Above all, democratic consolidation requires the evolution of a democratic political culture where all the main political players, parties, organised interests, forces and institutions view and accept democracy as ‘the only game in town’. This, in essence, is the main concept embedded in Adam Przeworski’s definition of democracy as ‘institutionalised uncertainty’: in a democracy, all outcomes are in principle unknown and open to contest among key players (e.g. who will win an electoral contest, what policies will be enacted) – except that such outcomes are to be determined within the framework of pre-established democratic rules. In other words, the democratic process needs to be viewed as the only legitimate means to gain power and to channel/process demands. In hybrid regimes, a broad consensus among both the elites and the mass public to uphold democracy as the only viable system of rule is still lacking. And as the recent explosion of violence in Kenya illustrates, such political systems can be considerably unstable, unpredictable, or both.
As a result, how to engage with hybrid regimes has emerged as one of the main challenges for donors providing democracy assistance, especially within the context of poor countries. Yet for such efforts to prove successful, several issues need to be addressed. Here I will highlight just a few that pick up on Miliband’s remarks.
- There is a problematic tendency to conflate democratisation with state-building processes
Many of the countries stuck in incomplete democratisation processes, especially poor ones, are also characterised by weak states. Thus, they are not only trying to democratise, but also more fundamentally, to build capable states. Yet to the extent that international thinking on democracy assistance has considered the possibility of state-building as part of the democratisation process, it has too easily assumed that the fostering of democracy and state-building are one and the same thing – an assumption that seems implicit in Miliband’s remarks.

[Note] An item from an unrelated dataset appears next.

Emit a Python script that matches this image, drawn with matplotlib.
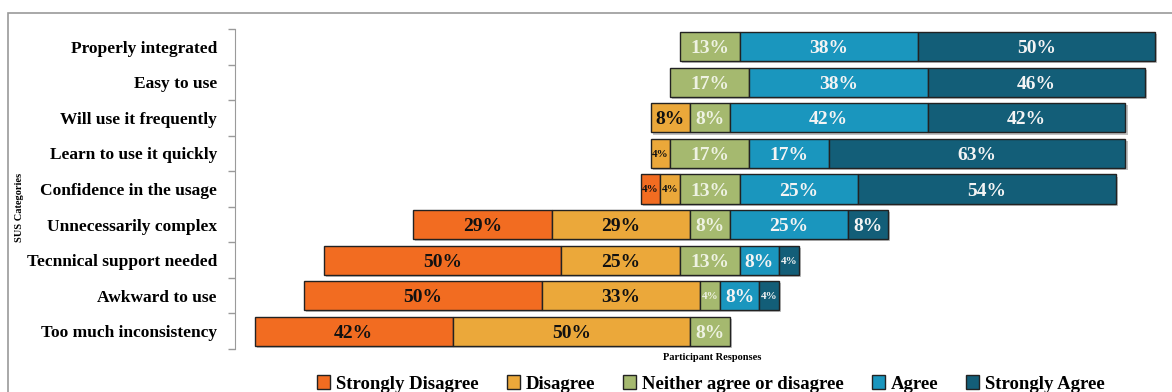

However, the conflation of these two processes is at best problematic . The relationship between democratisation and building strong and capable state institutions can be complex. While the agenda on ‘good governance’ tends to assume that ‘all good things go together’, to some degree, these two processes pull in opposite directions. For instance, democratisation often entails establishing checks and balances and diffusing power more evenly across a greater number of actors both within and outside government. On the other hand, strengthening state capacity may call for greater autonomy and centralisation of power. Miliband also highlights that ‘fledging democracies need to build the capacity of local as well as national institutions’. This is doubtlessly true, but again it is important to recognise the tensions embedded in decentralisation efforts: in settings where effective and capable institutions are lacking, political, administrative and fiscal decentralisation may serve to strengthen local power brokers or agents of violence rather than to empower local citizens.
- The impetus for democratisation needs to come from within, so donors need to be realistic about what can be achieved from the outside
To be successful, democratisation processes need to be driven from within and supported by key domestic actors. As illustrated by the case of Iraq, efforts to impose democracy from the outside without the necessary domestic support are likely to be unsustainable, if not to backfire. This is particularly true of democratic consolidation and the creation of effective democratic accountability mechanisms, both of which require active and effective domestic constituents. As Miliband points out, external actors can play a significant role in democratisation processes, acting as triggers (e.g. the end of the Cold War) and influencing the interests, positioning and preferences of strategic domestic actors who may be in favour of democratic reforms. But they cannot act as substitutes when domestic support is lacking, and donors need to be both realistic and humble about what can be achieved from the outside. This makes efforts to promote democracy through military intervention particularly problematic and even counterproductive.
- Donors need to engage with a variety of actors, particularly those outside the donors’ ‘zone of comfort’
In his speech, Miliband spoke about the need for the international community to support the ‘civilian surge’ (i.e. bottom-up pressures for democratisation) and to channel democracy assistance through civil society organisations (ranging from trade unions to the media) to counterbalance the power of the state. Donors have already made considerable progress in this direction, as attested by a multiplicity of efforts to support civic groups, strengthen the judiciary and foster a free, independent and responsible media. However, donors have tended to give primacy to some actors over others, and have not fully engaged with groups that may represent useful entry points for international democracy assistance.
Political parties, in particular, have been neglected by the international assistance community – and they did not feature once in Miliband’s remarks. Yet political parties remain one of the weakest links in democratic development in many of the democracies emerging in the developing world, particularly in Africa and Latin America, and research suggests that their weak capacity and durability constitutes a major obstacle to the institutionalisation of democracy. Donors need to overcome their reluctance to engage with political parties on the grounds that such work can be too political or even partisan. They can channel their efforts towards strengthening the institutionalisation of parties (i.e. internal rules, funding, how to develop a programmatic base) in order to help reduce the strong personalisation of politics and ‘clientelistic’ structures prevalent in most developing countries.
- Donors need to come to terms with the contradictions between long-term processes of democracy and the need for results
Finally, while Miliband eloquently states the need to be on the side of democracy, it seems equally important to emphasise that strengthening democratic governance requires a long-term commitment. Building democracy is necessarily a prolonged and non-linear process. This calls for patience and willingness to accept setbacks. However, because of the pressure to show quick results, donors continue to pursue forms of promoting democracy that are too short-term (i.e. focused on foundational elections but less on providing support to future elections and/or strengthening other key institutions), and involve frequent changes in policy direction. Donors need to come to terms with the potential tensions that arise in the kinds of assistance that they provide due to these very different time horizons.
Highlighting the challenges embedded in hybrid regimes does not imply that the risks of democratisation are not worth undertaking. A deeper understanding of the problems that these regimes face is desirable because it provides a more realistic assessment of how democratic politics function in settings that remain undefined as well as a sobering appraisal of what these incipient and fragile democracies can be expected to achieve. We have certainly not reached the ‘end of history’, as Francis Fukuyama (1992) once enthusiastically proclaimed. On the other hand, it is also undeniable that some considerable gains have been made, at the very least in terms of an (almost) universal recognition of the primacy of democratic forms and the kinds of political transformations that have taken place throughout the developing world. How to give substance to those forms so that they don’t ossify as a hollow core of democracy is a formidable endeavour, but one that, as Miliband argues in his speech, is well worth pursuing. However imperfect, democracy is still better than the available alternatives.